**OBJECTIVE:**
The listing below holds pictures; exclude them. Return exactly the lines from the one with "Recreate this image" through the one with "minimum width=81.5pt] (delcol)".

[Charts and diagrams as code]
◇ ◇ ◇ ◇ ◇ ◇ ◇
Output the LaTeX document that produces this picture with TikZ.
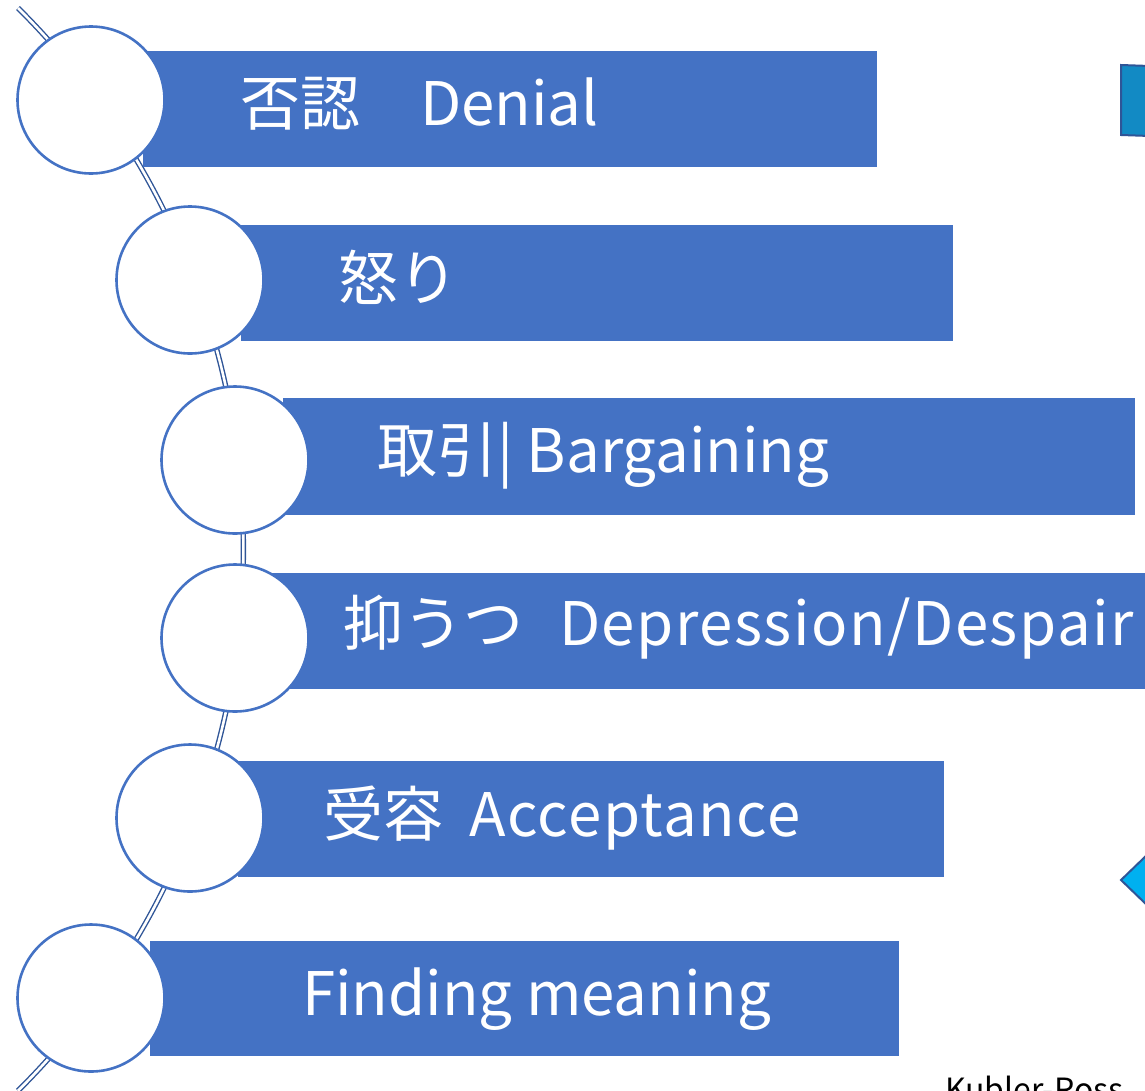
\documentclass[tikz,border=0pt]{standalone}
\usepackage{fontspec}
\newfontfamily\jp{Noto Sans CJK JP}
\definecolor{barblue}{HTML}{4472C4}
\definecolor{spineblue}{HTML}{2F5597}
\definecolor{tealbox}{HTML}{128AC4}
\definecolor{skyblue}{HTML}{00B0F0}
\begin{document}
\begin{tikzpicture}[x=1pt,y=-1pt,
  bar/.style={fill=barblue, draw=none, inner sep=0pt, anchor=north west},
  dot/.style={circle, draw=barblue, line width=2.6pt, fill=white, minimum size=147pt, inner sep=0pt},
  spine/.style={draw=spineblue, double=white, line width=1.4pt, double distance=2.6pt},
  lbl/.style={anchor=base west, text=white, font=\jp\fontsize{60}{60}\selectfont, inner sep=0pt},
  edgeshape/.style={draw=spineblue, line width=2pt}]
\useasboundingbox (0,0) rectangle (1145,1090);

% shapes at the right edge
\fill[tealbox, edgeshape] (1121,65) -- (1150,66) -- (1150,136) -- (1121,135) -- cycle;
\fill[skyblue, edgeshape] (1150,852) -- (1121,880) -- (1150,908);

% spine
\coordinate (spinestart) at (18,8);
\draw[spine] (spinestart) arc[start angle=-45.2, end angle=45.2, radius=763];

% bars
\node[bar, minimum width=734pt, minimum height=116pt] (r1) at (143,51) {};
\node[bar, minimum width=712pt, minimum height=116pt] (r2) at (241,225) {};
\node[bar, minimum width=852pt, minimum height=117pt] (r3) at (283,398) {};
\node[bar, minimum width=880pt, minimum height=116pt] (r4) at (272,573) {};
\node[bar, minimum width=706pt, minimum height=116pt] (r5) at (238,761) {};
\node[bar, minimum width=749pt, minimum height=115pt] (r6) at (150,941) {};

% circles
\node[dot] (c1) at (91,100) {};
\node[dot] (c2) at (190,280) {};
\node[dot] (c3) at (235,460) {};
\node[dot] (c4) at (235,638) {};
\node[dot] (c5) at (190,818) {};
\node[dot] (c6) at (91,998) {};

% labels
\node[lbl] (t1) at (240,125) {否認　Denial};
\node[lbl] (t2) at (338,300) {怒り};
\node[lbl] (t3) at (377,472) {取引| Bargaining};
\node[lbl] (t4) at (343,645) {抑うつ\hspace{36pt}\addfontfeature{LetterSpace=2.5}Depression/Despair};
\node[lbl] (t5) at (323,836) {受容\hspace{26pt}\addfontfeature{LetterSpace=2.5}Acceptance};
\node[lbl] (t6) at (302,1015) {Finding meaning};

\node[anchor=base west, inner sep=0pt, font=\jp\fontsize{32}{32}\selectfont] (src) at (945,1101) {Kubler-Ross};
\end{tikzpicture}
\end{document}
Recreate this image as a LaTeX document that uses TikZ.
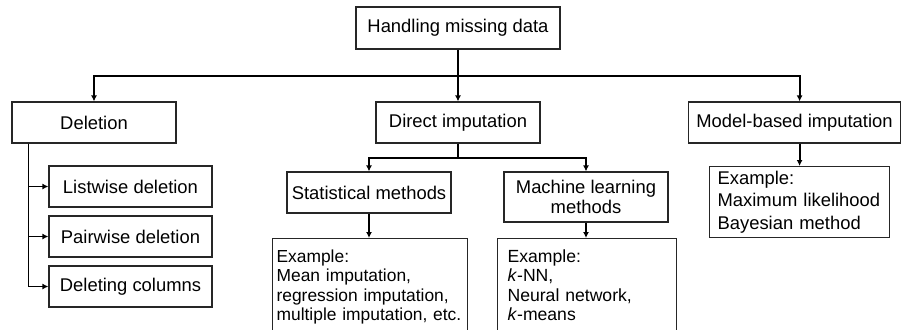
\documentclass[tikz,border=0pt]{standalone}
\usepackage{fontspec}
\setmainfont{Liberation Sans}
\usetikzlibrary{arrows.meta, calc}

\begin{document}
\begin{tikzpicture}[x=0.5pt, y=-0.5pt, >={Latex[length=3pt,width=3pt]},
  box/.style={draw=black!85, line width=0.6pt, minimum width=82pt, minimum height=20.5pt, inner sep=1pt, font=\fontsize{9.2}{10}\selectfont},
  exbox/.style={draw=black!85, line width=0.6pt, anchor=north west, align=left, inner ysep=5.5pt, font=\fontsize{8.8}{9.75}\selectfont},
  link/.style={line width=0.9pt}]
\useasboundingbox (0,0) rectangle (901,329);

% boxes
\node[box, minimum width=102pt, minimum height=21pt] (root) at (458,28) {Handling missing data};
\node[box] (del) at (94,122.5) {Deletion};
\node[box] (direct) at (458,122.5) {Direct imputation};
\node[box, minimum width=106pt] (model) at (794.5,122.5) {Model-based imputation};

\node[box, minimum width=81.5pt] (list) at (130.5,186.5) {Listwise deletion};
\node[box, minimum width=81.5pt] (pair) at (130.5,236.5) {Pairwise deletion};
\node[box, minimum width=81.5pt] (delcol) at (130.5,286.5) {Deleting columns};

\node[box] (stat) at (369,192.5) {Statistical methods};
\node[box, minimum height=25pt, align=center] (ml) at (586,197) {Machine learning\\methods};

\node[exbox, text width=93.5pt, inner xsep=2pt, font=\fontsize{8.7}{9.75}\selectfont] (statex) at (272,238) {Example:\\Mean imputation,\\regression imputation,\\multiple imputation, etc.\strut};
\node[exbox, text width=79.5pt, inner xsep=5pt] (mlex) at (497,238) {Example:\\\textit{k}-NN,\\Neural network,\\\textit{k}-means\strut};
\node[exbox, text width=82pt, inner xsep=4pt, inner ysep=1pt, minimum height=35.5pt, font=\fontsize{9.2}{11.25}\selectfont] (modelex) at (709,166) {Example:\\Maximum likelihood\\Bayesian method};

% connectors
\coordinate (bus) at (458,76);
\coordinate (split) at (458,158);
\coordinate (spine) at ([xshift=8.5pt]del.south west);

\draw[link] (root.south) -- (bus);
\draw[link,->] (bus) -| (del.north);
\draw[link,->] (bus) -- (direct.north);
\draw[link,->] (bus) -| (model.north -| modelex.north);
\draw[link,->] (model.south -| modelex.north) -- (modelex.north);

\foreach \n in {list,pair,delcol}
  \draw[link,->] (spine) |- (\n.west);

\draw[link] (direct.south) -- (split);
\draw[link,->] (split) -| (stat.north);
\draw[link,->] (split) -| (ml.north);
\draw[link,->] (stat.south) -- (stat.south |- statex.north);
\draw[link,->] (ml.south) -- (ml.south |- mlex.north);
\end{tikzpicture}
\end{document}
◇ ◇ ◇ ◇ ◇ ◇ ◇
**TASK RESPONSE:**
Recreate this image as a LaTeX document that uses TikZ.
\documentclass[tikz,border=0pt]{standalone}
\usepackage{fontspec}
\setmainfont{Liberation Sans}
\usetikzlibrary{arrows.meta, calc}

\begin{document}
\begin{tikzpicture}[x=0.5pt, y=-0.5pt, >={Latex[length=3pt,width=3pt]},
  box/.style={draw=black!85, line width=0.6pt, minimum width=82pt, minimum height=20.5pt, inner sep=1pt, font=\fontsize{9.2}{10}\selectfont},
  exbox/.style={draw=black!85, line width=0.6pt, anchor=north west, align=left, inner ysep=5.5pt, font=\fontsize{8.8}{9.75}\selectfont},
  link/.style={line width=0.9pt}]
\useasboundingbox (0,0) rectangle (901,329);

% boxes
\node[box, minimum width=102pt, minimum height=21pt] (root) at (458,28) {Handling missing data};
\node[box] (del) at (94,122.5) {Deletion};
\node[box] (direct) at (458,122.5) {Direct imputation};
\node[box, minimum width=106pt] (model) at (794.5,122.5) {Model-based imputation};

\node[box, minimum width=81.5pt] (list) at (130.5,186.5) {Listwise deletion};
\node[box, minimum width=81.5pt] (pair) at (130.5,236.5) {Pairwise deletion};
\node[box, minimum width=81.5pt] (delcol) at (130.5,286.5) {Deleting columns};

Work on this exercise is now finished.